The larger the turbine, the taller the tower.

"Each year they get taller," said Steven Wenzel, business development consultant for DMI Industries. "Even last year, there were few 1.5-megawatt turbines. This year they're all 1.5 megawatts. Next year, we'll see 2 megawatts and larger."

Xcel Energy is also looking at North Dakota as a potential wind farm site. The company, which serves Fargo, West Fargo and Grand Forks in our area, already has wind farms in Minnesota, Colorado, New Mexico, Wyoming and Texas. Renewable energy, including wind and hydro power, currently constitutes 2 percent of the company's energy portfolio.

Price Hatcher, Xcel Energy manager of renewable power purchases, says the company first became involved with wind power in 1993, signing contracts for power from Minnesota's Buffalo Ridge,

Xcel Energy currently has 790 megawatts of wind capacity on its system and has plans to add another 450 megawatts by the end of 2008, Hatcher says.

He says the company has requested proposals for development of 80 megawatts in either Texas, New Mexico or Kansas. Hatcher said he is negotiating with a developer for 12 megawatts of wind power from North Dakota.

Urban centers such as Minneapolis-St. Paul could use power generated by North Dakota wind, Hatcher said. But until transmission capacity out of the state is upgraded, it's tough to justify building a large wind farm in North Dakota, he said.

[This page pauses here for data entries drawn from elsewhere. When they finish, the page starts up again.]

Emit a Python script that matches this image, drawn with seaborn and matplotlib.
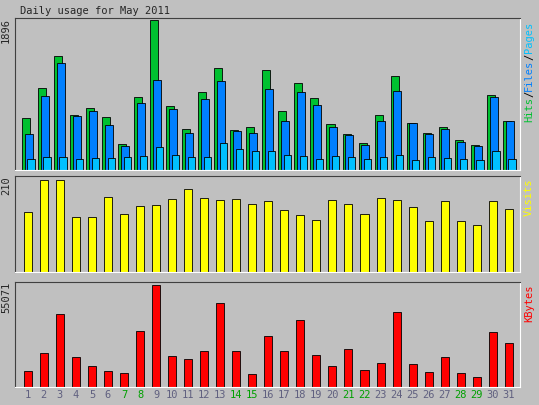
import matplotlib
matplotlib.use("Agg")
import matplotlib.pyplot as plt
import seaborn as sns
import numpy as np
import pandas as pd

sns.set_style("white")
plt.rcParams['font.family'] = ['DejaVu Sans Mono']

days = [str(d) for d in range(1, 32)]
weekend = {"7", "8", "14", "15", "21", "22", "28", "29"}
hits_px = [118,88,57,115,108,117,143,97,22,106,128,92,69,129,126,71,111,84,98,123,133,142,115,77,122,132,126,139,144,95,120]
files_px = [133,96,64,116,111,124,145,103,81,109,132,99,82,130,132,89,120,92,105,126,134,144,120,91,122,133,128,141,145,97,120]
pages_px = [157,155,155,157,156,156,155,154,146,153,155,155,142,148,150,150,153,154,157,154,155,157,155,153,158,155,156,157,158,150,157]
visits_px = [212,180,180,217,217,197,214,206,205,199,189,198,200,199,204,201,210,215,219,200,204,213,198,200,207,220,201,220,224,201,209]
kb_px = [369,352,315,356,364,369,371,331,288,355,358,350,305,350,372,336,350,321,354,364,348,368,361,313,362,370,356,371,375,332,343]

hits = [round((168 - y) / 146 * 1896) for y in hits_px]
files = [round((168 - y) / 146 * 1896) for y in files_px]
pages = [round((168 - y) / 146 * 1896) for y in pages_px]
visits = [round((270 - y) / 89 * 208) for y in visits_px]
kbytes = [round((384 - y) / 96 * 55071) for y in kb_px]

BG = "#C0C0C0"
fig = plt.figure(figsize=(5.39, 4.05), dpi=100, facecolor=BG)
W = 539; H = 405
def mkax(top, bottom):
    ax = fig.add_axes([15/W, 1 - bottom/H, 505/W, (bottom - top)/H])
    ax.set_facecolor(BG)
    for s in ["top", "left"]:
        ax.spines[s].set_color("#404040")
    for s in ["bottom", "right"]:
        ax.spines[s].set_color("white")
    ax.set_xticks([]); ax.set_yticks([])
    return ax

x = np.arange(31)
ax1 = mkax(18, 170)
ax1.bar(x - 0.12, hits, width=0.5, color="#00C030", edgecolor="black", linewidth=0.6)
ax1.bar(x + 0.05, files, width=0.5, color="#0080FF", edgecolor="black", linewidth=0.6)
ax1.bar(x + 0.2, pages, width=0.45, color="#00C0FF", edgecolor="black", linewidth=0.6)
ax1.set_xlim(-0.8, 30.7); ax1.set_ylim(0, max(hits) * 1.01)
ax1.set_xticks([]); ax1.set_yticks([])

df = pd.DataFrame({"day": days, "visits": visits, "kbytes": kbytes})
ax2 = mkax(176, 272)
sns.barplot(data=df, x="day", y="visits", color="#FFFF00", edgecolor="black", linewidth=0.6,
            width=0.5, saturation=1, ax=ax2)
ax2.set_xlim(-0.8, 30.7); ax2.set_ylim(0, max(visits) * 1.04)
ax2.set_xticks([]); ax2.set_yticks([]); ax2.set_xlabel(""); ax2.set_ylabel("")

ax3 = mkax(282, 387)
sns.barplot(data=df, x="day", y="kbytes", color="#FF0000", edgecolor="black", linewidth=0.6,
            width=0.5, saturation=1, ax=ax3)
ax3.set_xlim(-0.8, 30.7); ax3.set_ylim(0, max(kbytes) * 1.03)
ax3.set_xticks([]); ax3.set_yticks([]); ax3.set_xlabel(""); ax3.set_ylabel("")

fs = 7.5
fig.text(20/W, 1 - 11/H, "Daily usage for May 2011", fontsize=fs, va="center", ha="left")
for ax, v in [(ax1, max(hits)), (ax2, max(visits)), (ax3, max(kbytes))]:
    ax.text(-0.018, 1.0, str(v), transform=ax.transAxes, rotation=90, fontsize=fs, ha="center", va="top")

# right label with multiple colours, placed in figure pixel coordinates
char_px = 0.602 * fs * 100 / 72
ypix = 22
for t, c in [("Pages", "#00C0FF"), ("/", "black"), ("Files", "#0080FF"), ("/", "black"), ("Hits", "#00C030")]:
    fig.text(529/W, 1 - ypix/H, t, rotation=90, fontsize=fs, color=c, ha="center", va="top")
    ypix += len(t) * char_px
fig.text(529/W, 1 - 178/H, "Visits", rotation=90, fontsize=fs, color="#FFFF00", ha="center", va="top")
fig.text(529/W, 1 - 285/H, "KBytes", rotation=90, fontsize=fs, color="#FF0000", ha="center", va="top")

for i, d in enumerate(days):
    col = "#00A000" if d in weekend else "#606080"
    ax3.text(i, -0.08, d, transform=ax3.get_xaxis_transform(), fontsize=fs, color=col, ha="center", va="center")

fig.savefig("out.png", dpi=100, facecolor=BG)
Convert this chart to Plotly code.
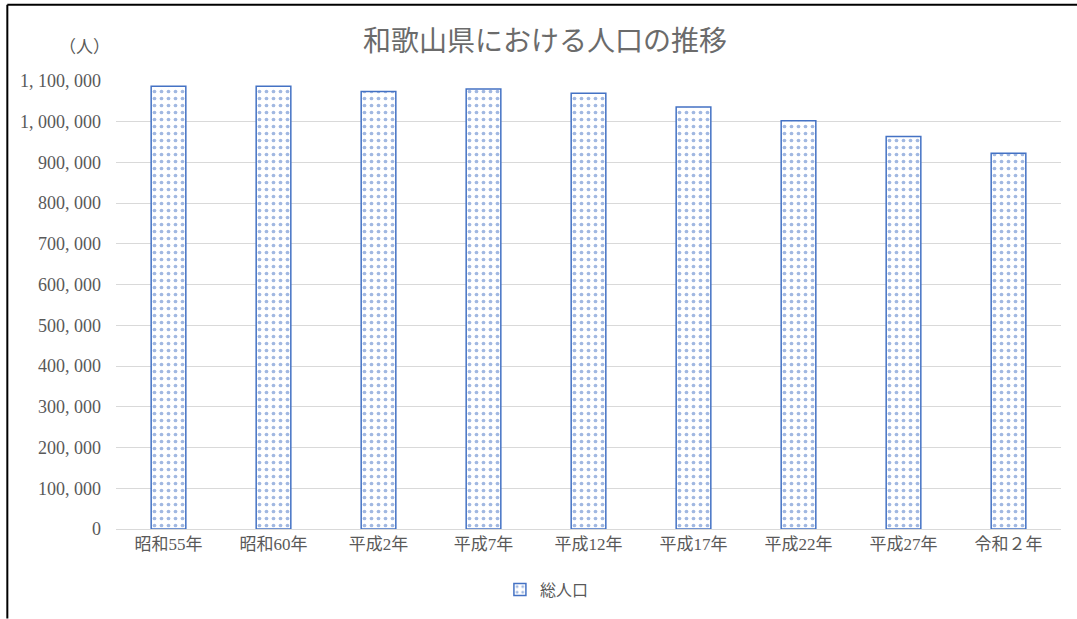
import plotly.graph_objects as go

categories = ["昭和55年", "昭和60年", "平成2年", "平成7年", "平成12年",
              "平成17年", "平成22年", "平成27年", "令和２年"]
population = [1087012, 1087206, 1074325, 1080435, 1069912,
              1035969, 1002198, 963579, 922584]
tick_vals = [0, 100000, 200000, 300000, 400000, 500000, 600000,
             700000, 800000, 900000, 1000000, 1100000]
tick_text = ["0", "100, 000", "200, 000", "300, 000", "400, 000", "500, 000",
             "600, 000", "700, 000", "800, 000", "900, 000", "1, 000, 000",
             "1, 100, 000"]

FONT = "Liberation Serif, Noto Sans CJK JP"
GREY = "#595959"
BLUE = "#4472C4"

fig = go.Figure()
fig.add_trace(go.Bar(
    x=categories, y=population, name="総人口",
    marker=dict(
        color="white",
        line=dict(color=BLUE, width=1.5),
        pattern=dict(shape=".", fgcolor=BLUE, bgcolor="white",
                     size=7, solidity=0.22, fillmode="overlay"),
    ),
))

fig.update_layout(
    width=1077, height=619,
    paper_bgcolor="white", plot_bgcolor="white",
    margin=dict(l=116, r=16, t=81, b=87),
    bargap=0.67,
    font=dict(family=FONT, color=GREY, size=17),
    title=dict(text="和歌山県における人口の推移", x=0.506, xref="container",
               y=0.934, yref="container", xanchor="center", yanchor="middle",
               font=dict(size=28, color="#6b6b6b", family=FONT, weight="normal")),
    showlegend=True,
    legend=dict(orientation="h", x=0.456, xanchor="center", y=-0.135,
                yanchor="middle", font=dict(size=16, color=GREY),
                itemwidth=30),
    xaxis=dict(showgrid=False, showline=True, linecolor="#D9D9D9", linewidth=1,
               ticks="", tickfont=dict(size=17, color=GREY)),
    yaxis=dict(range=[0, 1100000], tickvals=tick_vals, ticktext=tick_text,
               showgrid=True, gridcolor="#D9D9D9", gridwidth=1,
               zeroline=False, showline=False, ticks="",
               ticklabelstandoff=14,
               tickfont=dict(size=18, color=GREY)),
    annotations=[dict(text="（人）", xref="paper", yref="paper",
                      x=-0.033, y=1.075, xanchor="center", yanchor="middle",
                      showarrow=False, font=dict(size=17, color=GREY))],
    shapes=[
        dict(type="line", xref="paper", yref="paper", x0=-0.115, x1=1.02,
             y0=1.17, y1=1.17, line=dict(color="black", width=2)),
        dict(type="line", xref="paper", yref="paper", x0=-0.115, x1=-0.115,
             y0=1.17, y1=-0.2, line=dict(color="black", width=2)),
    ],
)

fig.write_html("out.html")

"I'm not actively looking for more wind energy from North Dakota," Hatcher said. "Transmission constraints are a problem."

DiDonato is more confident transmission issues can be overcome. The FPL Energy executive says he expects to be flying to North Dakota from his Florida home more in the coming few years.

FPL Energy has already opened a permanent office on main street in Edgeley. Look for the windmill on the sign.

"The ridge here can certainly support more turbines," he says. "Once we establish a foothold -- a base camp if you will -- it's a natural for us to add megawatts."